In other words, scholars and legislators know what astrology is; they know what CRT is, and they know what other subjects are, more or less, despite hard cases and indeterminate borders.
CRT Isn’t the Only Way Universities Waste Students’ Time
Even when a topic is serious and worth students’ time, not every college needs to teach or offer a degree in every subject. A college or legislature need not determine that CRT is an unserious waste of time. Instead, the college or legislature may determine merely that CRT is not a high enough priority, and accordingly that CRT fits no module, unit, or course, and that no resources will be used to buy library books in that subject area.

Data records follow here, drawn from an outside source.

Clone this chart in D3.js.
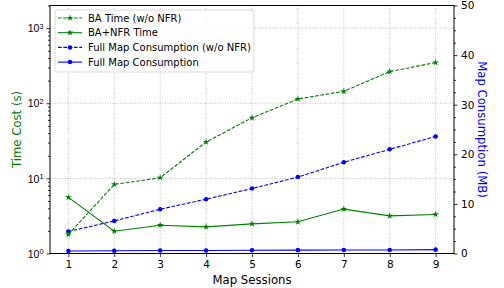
<!DOCTYPE html>
<html><head><meta charset="utf-8">
<script src="https://cdn.jsdelivr.net/npm/d3@7"></script>
<style>body{margin:0;background:#fff}svg{display:block;font-family:"DejaVu Sans",sans-serif}</style>
</head><body>
<svg id="c" width="504" height="288"></svg>
<script>
const sessions = [1,2,3,4,5,6,7,8,9];
const baTimeNoNFR = [1.79, 8.3, 10.2, 30.5, 64, 114, 144, 264, 348];
const baNfrTime = [5.58, 1.98, 2.38, 2.26, 2.48, 2.64, 3.9, 3.17, 3.31];
const mapConsNoNFR = [4.43, 6.57, 8.93, 10.95, 13.1, 15.4, 18.4, 21.0, 23.6];
const mapCons = [0.5, 0.55, 0.6, 0.62, 0.65, 0.68, 0.7, 0.72, 0.78];
const leftTicks = [1, 10, 100, 1000];
const rightTicks = [0, 10, 20, 30, 40, 50];
const legendLabels = ["BA Time (w/o NFR)", "BA+NFR Time", "Full Map Consumption (w/o NFR)", "Full Map Consumption"];

const svg = d3.select("#c");
const L = 50, R = 454, T = 5.5, B = 253.5;
const GREEN = "#008000", BLUE = "#0000ff";

const x = d3.scaleLinear().domain([0.6, 9.4]).range([L, R]);
const yL = d3.scaleLog().domain([1, 2000]).range([B, T]);
const yR = d3.scaleLinear().domain([0, 50]).range([B, T]);

// grid
const g = svg.append("g");
sessions.forEach(s => g.append("line").attr("x1", x(s)).attr("x2", x(s)).attr("y1", T).attr("y2", B)
  .attr("stroke", "#b0b0b0").attr("stroke-width", 0.8).attr("stroke-dasharray", "1,1.5"));
leftTicks.forEach(v => g.append("line").attr("x1", L).attr("x2", R).attr("y1", yL(v)).attr("y2", yL(v))
  .attr("stroke", "#b0b0b0").attr("stroke-width", 0.8).attr("stroke-dasharray", "1,1.5"));

// axes
const ax = d3.axisBottom(x).tickValues(sessions).tickSize(3.5).tickPadding(3.5).tickFormat(d3.format("d"));
const xa = svg.append("g").attr("transform", `translate(0,${B})`).call(ax);

const minorL = [];
for (let d = 1; d < 2000; d *= 10) for (let m = 2; m <= 9; m++) if (d*m <= 2000) minorL.push(d*m);
svg.append("g").attr("transform", `translate(${L},0)`).call(d3.axisLeft(yL).tickValues(minorL).tickSize(2).tickFormat(""));
const ya = svg.append("g").attr("transform", `translate(${L},0)`).call(d3.axisLeft(yL).tickValues(leftTicks).tickSize(3.5).tickPadding(3.5).tickFormat(""));
ya.selectAll(".tick").each(function(d){
  const t = d3.select(this).append("text").attr("x", -6.5).attr("dy", "0.35em").attr("fill", "#000")
    .attr("text-anchor", "end").style("font-size", "10.5px");
  t.append("tspan").text("10");
  t.append("tspan").text(Math.round(Math.log10(d))).attr("dy", "-0.45em").style("font-size", "7.4px");
});

const minorR = d3.range(0, 50.01, 2.5).filter(v => v % 10 !== 0);
svg.append("g").attr("transform", `translate(${R},0)`).call(d3.axisRight(yR).tickValues(minorR).tickSize(2).tickFormat(""));
const yra = svg.append("g").attr("transform", `translate(${R},0)`).call(d3.axisRight(yR).tickValues(rightTicks).tickSize(3.5).tickPadding(3.5));

svg.selectAll(".domain").remove();
svg.selectAll(".tick line").attr("stroke", "#000").attr("stroke-width", 0.8);
xa.selectAll(".tick text").style("font-size", "10.5px").attr("fill", "#000").style("font-family", "DejaVu Sans");
yra.selectAll(".tick text").style("font-size", "10.5px").attr("fill", "#000").style("font-family", "DejaVu Sans");
// frame
svg.append("rect").attr("x", L).attr("y", T).attr("width", R-L).attr("height", B-T)
  .attr("fill", "none").attr("stroke", "#000").attr("stroke-width", 1);

// series
const star = d3.symbol().type(d3.symbolStar).size(14);
const circ = d3.symbol().type(d3.symbolCircle).size(16);
function series(vals, ys, color, dashed, sym) {
  const line = d3.line().x((d,i) => x(sessions[i])).y(d => ys(d));
  svg.append("path").datum(vals).attr("d", line).attr("fill", "none").attr("stroke", color)
    .attr("stroke-width", 1.1).attr("stroke-dasharray", dashed ? "3.7,1.6" : null);
  svg.append("g").selectAll("path").data(vals).join("path")
    .attr("transform", (d,i) => `translate(${x(sessions[i])},${ys(d)})`).attr("d", sym).attr("fill", color);
}
series(mapConsNoNFR, yR, BLUE, true, circ);
series(mapCons, yR, BLUE, false, circ);
series(baTimeNoNFR, yL, GREEN, true, star);
series(baNfrTime, yL, GREEN, false, star);

// labels
svg.append("text").attr("x", (L+R)/2).attr("y", 283.5).attr("text-anchor", "middle").style("font-size", "11.7px").text("Map Sessions");
svg.append("text").attr("transform", `translate(21,${(T+B)/2}) rotate(-90)`).attr("text-anchor", "middle")
  .attr("fill", GREEN).style("font-size", "11.7px").text("Time Cost (s)");
svg.append("text").attr("transform", `translate(477.5,${(T+B)/2}) rotate(90)`).attr("text-anchor", "middle")
  .attr("fill", BLUE).style("font-size", "11.7px").text("Map Consumption (MB)");

// legend
const lg = svg.append("g");
lg.append("rect").attr("x", 55).attr("y", 10).attr("width", 199).attr("height", 62).attr("rx", 2)
  .attr("fill", "#fff").attr("fill-opacity", 0.8).attr("stroke", "#d0d0d0").attr("stroke-width", 0.8);
const legSpec = [[GREEN, true, star], [GREEN, false, star], [BLUE, true, circ], [BLUE, false, circ]];
legendLabels.forEach((lab, i) => {
  const yy = 18 + i * 14.7;
  const [c, dsh, sym] = legSpec[i];
  lg.append("line").attr("x1", 58).attr("x2", 82).attr("y1", yy).attr("y2", yy).attr("stroke", c)
    .attr("stroke-width", 1.1).attr("stroke-dasharray", dsh ? "3.7,1.6" : null);
  lg.append("path").attr("transform", `translate(70,${yy})`).attr("d", sym).attr("fill", c);
  lg.append("text").attr("x", 88).attr("y", yy).attr("dy", "0.35em").style("font-size", "10px").text(lab);
});
</script>
</body></html>
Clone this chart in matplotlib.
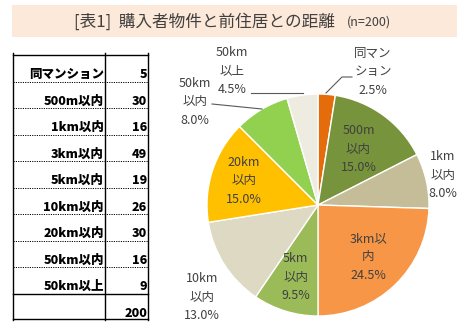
import matplotlib
matplotlib.use("Agg")
import matplotlib.pyplot as plt
import numpy as np
from matplotlib.patches import Rectangle

plt.rcParams['font.family'] = ['Noto Sans CJK JP', 'DejaVu Sans']

# ---- data ----
categories = ["同マンション", "500m以内", "1km以内", "3km以内", "5km以内",
              "10km以内", "20km以内", "50km以内", "50km以上"]
counts = [5, 30, 16, 49, 19, 26, 30, 16, 9]
total = 200
pie_labels = ["同マン\nション", "500m\n以内", "1km\n以内", "3km以\n内", "5km\n以内",
              "10km\n以内", "20km\n以内", "50km\n以内", "50km\n以上"]
title_main = "[表1]  購入者物件と前住居との距離"
title_sub = "(n=200)"

colors = ["#E46C0A", "#77933C", "#C4BD97", "#F79646", "#9BBB59",
          "#DDD9C3", "#FFC000", "#92D050", "#EEECE1"]

W, H = 463, 331
fig = plt.figure(figsize=(W / 100, H / 100), dpi=100)
ax = fig.add_axes([0, 0, 1, 1])

# pie (y axis inverted, so counterclock=True is visually clockwise)
cx, cy, R = 318, 205, 111
wedges, _ = ax.pie(counts, colors=colors, startangle=-90, counterclock=True,
                   center=(cx, cy), radius=R, frame=True,
                   wedgeprops=dict(edgecolor="white", linewidth=1))
ax.set_xlim(0, W)
ax.set_ylim(H, 0)
ax.axis("off")
ax.set_aspect("equal")

# title bar
ax.add_patch(Rectangle((12, 5), 445, 32, facecolor="#FDE9D9", edgecolor="none", zorder=0))
ax.text(74, 22, title_main, fontsize=12, color="#404040", va="center", ha="left")
ax.text(347, 22.5, title_sub, fontsize=9, color="#404040", va="center", ha="left")

# table
x0, x1, x2 = 13, 105, 148
top, row_h = 55, 26.5
ax.plot([x0, x2], [top, top], color="black", lw=1)
for xv in (x0, x1, x2):
    ax.plot([xv, xv], [53, 320], color="black", lw=1)
for i, (c, n) in enumerate(zip(categories, counts)):
    yc = top + row_h * (i + 0.72)
    ax.text(x1 - 1, yc, c, fontsize=9, fontweight="heavy", ha="right", va="center", color="black")
    ax.text(x2 - 1, yc, str(n), fontsize=9, fontweight="heavy", ha="right", va="center", color="black")
    yl = top + row_h * (i + 1)
    if i < len(categories) - 1:
        ax.plot([x0, x2], [yl, yl], color="black", lw=0.7, ls=(0, (1.2, 1.2)))
    else:
        ax.plot([x0, x2], [yl, yl], color="black", lw=1)
ax.text(x2 - 1, top + row_h * 9.72, str(total), fontsize=9, fontweight="heavy",
        ha="right", va="center")
ax.plot([x0, x2], [319, 319], color="black", lw=1)

pct = [100 * c / total for c in counts]
inside_dist = {1: 0.62, 3: 0.65, 4: 0.68, 6: 0.70}
outside_pos = {0: (373, 72), 2: (443, 175), 5: (202, 297), 7: (195, 102), 8: (232, 71)}
for i, w in enumerate(wedges):
    txt = f"{pie_labels[i]}\n{pct[i]:.1f}%"
    if i in inside_dist:
        ang = np.deg2rad((w.theta1 + w.theta2) / 2)
        d = inside_dist[i] * R
        tx, ty = cx + d * np.cos(ang), cy + d * np.sin(ang)
    else:
        tx, ty = outside_pos[i]
    ax.text(tx, ty, txt, fontsize=9, color="#404040", ha="center", va="center",
            linespacing=1.55)

# leader lines
ax.plot([326, 342, 352], [93, 77, 77], color="#595959", lw=0.8)
ax.plot([251, 303], [93, 93], color="#595959", lw=0.8)
ax.plot([212, 262], [104, 109], color="#595959", lw=0.8)

fig.savefig("out.png", dpi=100)
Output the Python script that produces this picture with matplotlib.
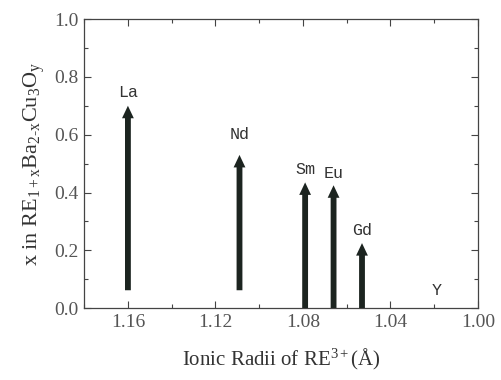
import matplotlib
matplotlib.use("Agg")
import matplotlib.pyplot as plt
from matplotlib.patches import FancyArrowPatch
from matplotlib.ticker import MultipleLocator

plt.rcParams["mathtext.fontset"] = "custom"
plt.rcParams["mathtext.rm"] = "Liberation Serif"
plt.rcParams["mathtext.it"] = "Liberation Serif"
plt.rcParams["mathtext.default"] = "regular"

# Data
elements = ["La", "Nd", "Sm", "Eu", "Gd", "Y"]
radii = [1.160, 1.109, 1.079, 1.066, 1.053, 1.019]
x_max = [0.70, 0.53, 0.435, 0.425, 0.225, None]
x_min = [0.062, 0.062, 0.0, 0.0, 0.0, None]
label_y = [0.745, 0.60, 0.48, 0.465, 0.27, 0.06]
xticks = [1.16, 1.12, 1.08, 1.04, 1.00]
yticks = [0.0, 0.2, 0.4, 0.6, 0.8, 1.0]

fig = plt.figure(figsize=(5.01, 3.80), dpi=100)
ax = fig.add_axes([0.168, 0.189, 0.786, 0.761])

arrow_color = "#1c2420"
for el, r, top, bot in zip(elements, radii, x_max, x_min):
    if top is None:
        continue
    arr = FancyArrowPatch((r, bot), (r, top),
                          arrowstyle="simple,head_length=0.9,head_width=0.85,tail_width=0.42",
                          mutation_scale=10, shrinkA=0, shrinkB=0,
                          color=arrow_color, lw=0, zorder=3)
    ax.add_patch(arr)

for el, r, ly in zip(elements, radii, label_y):
    ax.text(r, ly, el, ha="center", va="center", fontsize=12,
            family="Liberation Mono", color="#333333")

ax.set_xlim(1.18, 1.00)
ax.set_ylim(0.0, 1.0)
ax.set_xticks(xticks)
ax.set_xticklabels([f"{t:.2f}" for t in xticks])
ax.set_yticks(yticks)
ax.set_yticklabels([f"{t:.1f}" for t in yticks])
ax.xaxis.set_minor_locator(MultipleLocator(0.02))
ax.yaxis.set_minor_locator(MultipleLocator(0.1))

ax.tick_params(which="both", direction="in", top=True, right=True,
               color="#444444", width=0.8)
ax.tick_params(which="major", length=5, labelsize=14, labelcolor="#555555", pad=4)
ax.tick_params(which="minor", length=3)
for lab in ax.get_xticklabels() + ax.get_yticklabels():
    lab.set_family("Liberation Serif")

for s in ax.spines.values():
    s.set_color("#444444")
    s.set_linewidth(0.9)

ax.set_xlabel("Ionic Radii of RE$^{3+}$(Å)", fontsize=15, family="Liberation Serif",
              color="#333333", labelpad=12)
ax.set_ylabel("x in RE$_{1+x}$Ba$_{2\\text{-}x}$Cu$_3$O$_y$", fontsize=16,
              family="Liberation Serif", color="#333333", labelpad=5)

fig.savefig("out.png", dpi=100)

An ideal solution, then, is to close unserious departments, end lower-priority programs, and stop teaching frivolous courses across the board. CRT is far from the only low-value topic taught at most universities, as critics of higher education have pointed out for nearly a century.
So long as public colleges exist, there will be democratic pressures regarding what to teach and what not to teach. A completely privatized, competitive ecosystem of higher education would be democratic in a different way; students would vote with their tuition dollars. Until that time, legislatures have a responsibility to ensure that the people’s scarce dollars are well spent.
Determining institutional priorities is a core responsibility of institutions of higher education. When public colleges fail to do that work effectively, it is appropriate for legislatures to fill the gap.